Look for the string "React" in every line, and copy each line that has it.
---- Dataset extract
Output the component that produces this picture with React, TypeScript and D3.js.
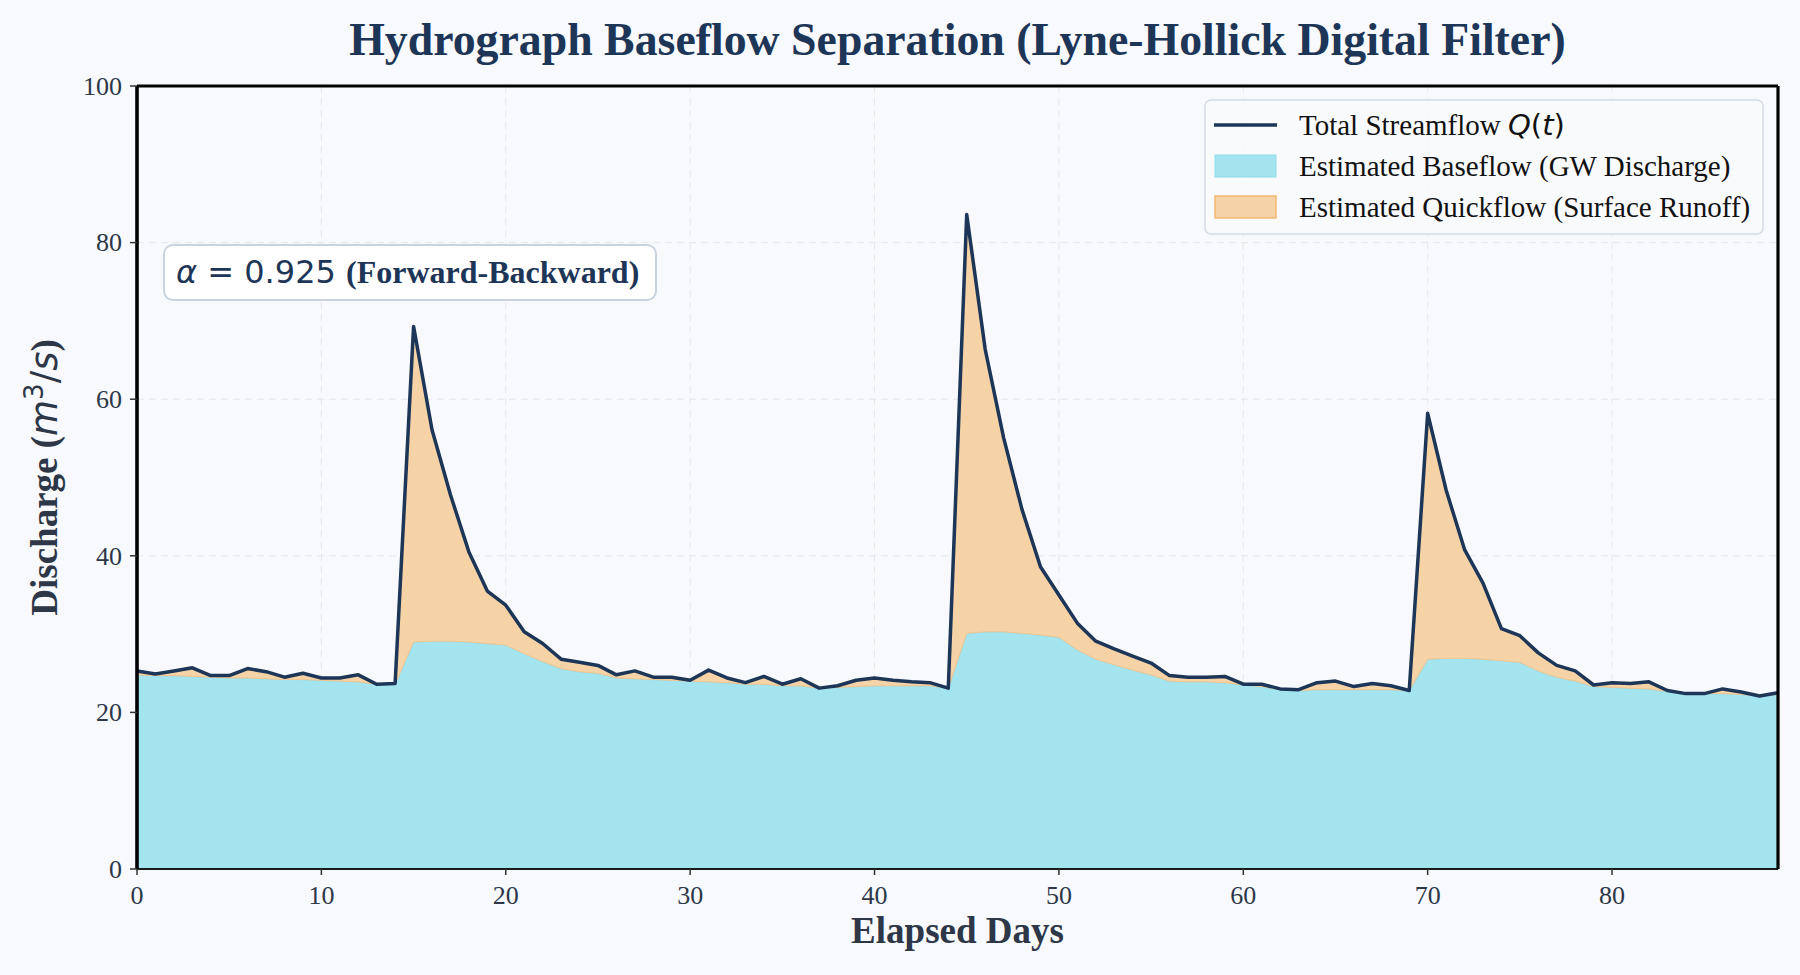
import React, { useEffect } from "react";
import * as d3 from "d3";

// daily streamflow Q(t), m3/s (days 0..89)
const totalFlow = [
  25.3, 24.9, 25.3, 25.7, 24.7, 24.7, 25.6, 25.2, 24.5, 25.0, 24.4, 24.4, 24.8, 23.6, 23.7,
  69.3, 56.1, 47.8, 40.5, 35.5, 33.7, 30.3, 28.8, 26.8, 26.4, 26.0, 24.8, 25.3, 24.5, 24.5,
  24.1, 25.4, 24.4, 23.8, 24.6, 23.6, 24.3, 23.1, 23.4, 24.1, 24.4, 24.1, 23.9, 23.8, 23.1,
  83.6, 66.4, 55.1, 45.9, 38.6, 35.0, 31.4, 29.1, 28.1, 27.2, 26.3, 24.7, 24.5, 24.5, 24.6,
  23.6, 23.6, 23.0, 22.9, 23.8, 24.0, 23.3, 23.7, 23.4, 22.8,
  58.2, 48.4, 40.8, 36.5, 30.7, 29.8, 27.6, 26.0, 25.3, 23.5,
  23.8, 23.7, 23.9, 22.8, 22.4, 22.4, 23.0, 22.6, 22.1, 22.5,
];

// filtered baseflow
const baseFlow = [
  24.8, 24.7, 24.7, 24.6, 24.5, 24.4, 24.4, 24.3, 24.2, 24.2, 24.1, 24.0, 23.9, 23.6, 23.6,
  29.0, 29.1, 29.1, 29.0, 28.8, 28.6, 27.5, 26.5, 25.6, 25.2, 25.0, 24.4, 24.3, 24.2, 24.1,
  24.0, 23.9, 23.8, 23.6, 23.6, 23.4, 23.4, 23.1, 23.2, 23.3, 23.4, 23.4, 23.4, 23.4, 23.1,
  30.1, 30.3, 30.3, 30.1, 29.9, 29.6, 28.0, 26.8, 26.1, 25.4, 24.8, 24.0, 23.9, 23.9, 23.8,
  23.5, 23.3, 22.9, 22.8, 22.9, 22.9, 22.9, 22.9, 22.9, 22.8,
  26.8, 26.9, 26.9, 26.8, 26.6, 26.4, 25.3, 24.5, 24.0, 23.3,
  23.2, 23.1, 23.0, 22.7, 22.4, 22.4, 22.4, 22.3, 22.1, 22.3,
];

const xTicks = [0, 10, 20, 30, 40, 50, 60, 70, 80];
const yTicks = [0, 20, 40, 60, 80, 100];

const legendLabels = [
  "Total Streamflow ",
  "Estimated Baseflow (GW Discharge)",
  "Estimated Quickflow (Surface Runoff)",
];

const W = 1800;
const H = 975;
const m = { left: 137, right: 1778, top: 86, bottom: 869 };

const BG = "#f7f9fc";
const NAVY = "#1d3557";
const TEXT = "#2d3748";
const SERIF = "'Liberation Serif', 'Times New Roman', serif";
const MATH = "'DejaVu Sans', sans-serif";

const App: React.FC = () => {
  useEffect(() => {
    document.body.style.margin = "0";
    document.body.style.background = BG;
    document.body.style.overflow = "hidden";
  }, []);

  const days = totalFlow.map((_, i) => i);
  const x = d3.scaleLinear().domain([0, 89]).range([m.left, m.right]);
  const y = d3.scaleLinear().domain([0, 100]).range([m.bottom, m.top]);

  const baseArea = d3
    .area<number>()
    .x((d) => x(d))
    .y0(y(0))
    .y1((d) => y(baseFlow[d]))(days) as string;

  const quickArea = d3
    .area<number>()
    .x((d) => x(d))
    .y0((d) => y(baseFlow[d]))
    .y1((d) => y(totalFlow[d]))(days) as string;

  const qLine = d3
    .line<number>()
    .x((d) => x(d))
    .y((d) => y(totalFlow[d]))(days) as string;

  const lx = 1205;
  const ly = 100;
  const rowY = [125, 166, 207];

  return (
    <svg width={W} height={H} style={{ display: "block", background: BG }}>
      <rect x={0} y={0} width={W} height={H} fill={BG} />

      {/* title */}
      <text
        x={(m.left + m.right) / 2}
        y={55}
        textAnchor="middle"
        fontFamily={SERIF}
        fontWeight="bold"
        fontSize={45.8}
        fill={NAVY}
      >
        Hydrograph Baseflow Separation (Lyne-Hollick Digital Filter)
      </text>

      {/* grid */}
      <g stroke="#e3e8ef" strokeWidth={1} strokeDasharray="7,5">
        {xTicks.map((t) => (
          <line key={"gx" + t} x1={x(t)} x2={x(t)} y1={m.top} y2={m.bottom} />
        ))}
        {yTicks.map((t) => (
          <line key={"gy" + t} x1={m.left} x2={m.right} y1={y(t)} y2={y(t)} />
        ))}
      </g>

      {/* fills */}
      <path d={baseArea} fill="#a4e4ef" stroke="#93dbea" strokeWidth={1.5} />
      <path d={quickArea} fill="#f5d3a7" stroke="#f3c68f" strokeWidth={1} />
      <path
        d={qLine}
        fill="none"
        stroke={NAVY}
        strokeWidth={3.5}
        strokeLinejoin="round"
      />

      {/* spines */}
      <line x1={m.left} x2={m.right} y1={m.bottom} y2={m.bottom} stroke="#1a1a1a" strokeWidth={2} />
      <line x1={m.left} x2={m.left} y1={m.top} y2={m.bottom} stroke="#000" strokeWidth={3.6} />
      <line x1={m.right} x2={m.right} y1={m.top} y2={m.bottom} stroke="#000" strokeWidth={3.2} />
      <line x1={m.left} x2={m.right} y1={m.top} y2={m.top} stroke="#000" strokeWidth={3.2} />

      {/* x ticks */}
      {xTicks.map((t) => (
        <g key={"xt" + t}>
          <line x1={x(t)} x2={x(t)} y1={m.bottom} y2={m.bottom + 6} stroke="#333" strokeWidth={1.5} />
          <text
            x={x(t)}
            y={m.bottom + 35}
            textAnchor="middle"
            fontFamily={SERIF}
            fontSize={26}
            fill={TEXT}
          >
            {t}
          </text>
        </g>
      ))}

      {/* y ticks */}
      {yTicks.map((t) => (
        <g key={"yt" + t}>
          <line x1={m.left - 7} x2={m.left} y1={y(t)} y2={y(t)} stroke="#333" strokeWidth={1.5} />
          <text
            x={m.left - 15}
            y={y(t)}
            dy="0.34em"
            textAnchor="end"
            fontFamily={SERIF}
            fontSize={26}
            fill={TEXT}
          >
            {t}
          </text>
        </g>
      ))}

      {/* axis labels */}
      <text
        x={(m.left + m.right) / 2}
        y={943}
        textAnchor="middle"
        fontFamily={SERIF}
        fontWeight="bold"
        fontSize={37}
        fill={TEXT}
      >
        Elapsed Days
      </text>
      <text
        transform={`translate(57, ${(m.top + m.bottom) / 2}) rotate(-90)`}
        textAnchor="middle"
        fontFamily={SERIF}
        fontWeight="bold"
        fontSize={37}
        fill={TEXT}
      >
        Discharge (
        <tspan fontFamily={MATH} fontWeight="normal" fontStyle="italic">m</tspan>
        <tspan fontFamily={MATH} fontWeight="normal" fontSize={26} dy={-14}>3</tspan>
        <tspan fontFamily={MATH} fontWeight="normal" dy={14}>/</tspan>
        <tspan fontFamily={MATH} fontWeight="normal" fontStyle="italic">s</tspan>
        )
      </text>

      {/* alpha annotation */}
      <rect x={164} y={245} width={492} height={55} rx={9} fill="#ffffff" stroke="#c8d3e0" strokeWidth={2} />
      <text x={176} y={283} fontSize={32} fill={NAVY}>
        <tspan fontFamily={MATH} fontStyle="italic">α</tspan>
        <tspan fontFamily={MATH}>{" = 0.925 "}</tspan>
        <tspan fontFamily={SERIF} fontWeight="bold">(Forward-Backward)</tspan>
      </text>

      {/* legend */}
      <rect
        x={lx}
        y={ly}
        width={558}
        height={134}
        rx={6}
        fill="#f8fafc"
        fillOpacity={0.9}
        stroke="#d3dbe6"
        strokeWidth={1.5}
      />
      <line x1={1214} x2={1277} y1={rowY[0]} y2={rowY[0]} stroke={NAVY} strokeWidth={3.5} />
      <rect x={1215} y={rowY[1] - 11} width={61} height={22} fill="#a4e4ef" stroke="#93dbea" strokeWidth={1} />
      <rect x={1215} y={rowY[2] - 11} width={61} height={22} fill="#f5d3a7" stroke="#f3b873" strokeWidth={1.5} />
      {legendLabels.map((lab, i) => (
        <text
          key={lab}
          x={1299}
          y={rowY[i]}
          dy="0.34em"
          fontFamily={SERIF}
          fontSize={29}
          fill="#111"
        >
          {lab}
          {i === 0 && (
            <>
              <tspan fontFamily={MATH} fontStyle="italic">Q</tspan>
              <tspan fontFamily={MATH}>(</tspan>
              <tspan fontFamily={MATH} fontStyle="italic">t</tspan>
              <tspan fontFamily={MATH}>)</tspan>
            </>
          )}
        </text>
      ))}
    </svg>
  );
};

export default App;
--------
**Written response**
Output the component that produces this picture with React, TypeScript and D3.js.
import React, { useEffect } from "react";
const App: React.FC = () => {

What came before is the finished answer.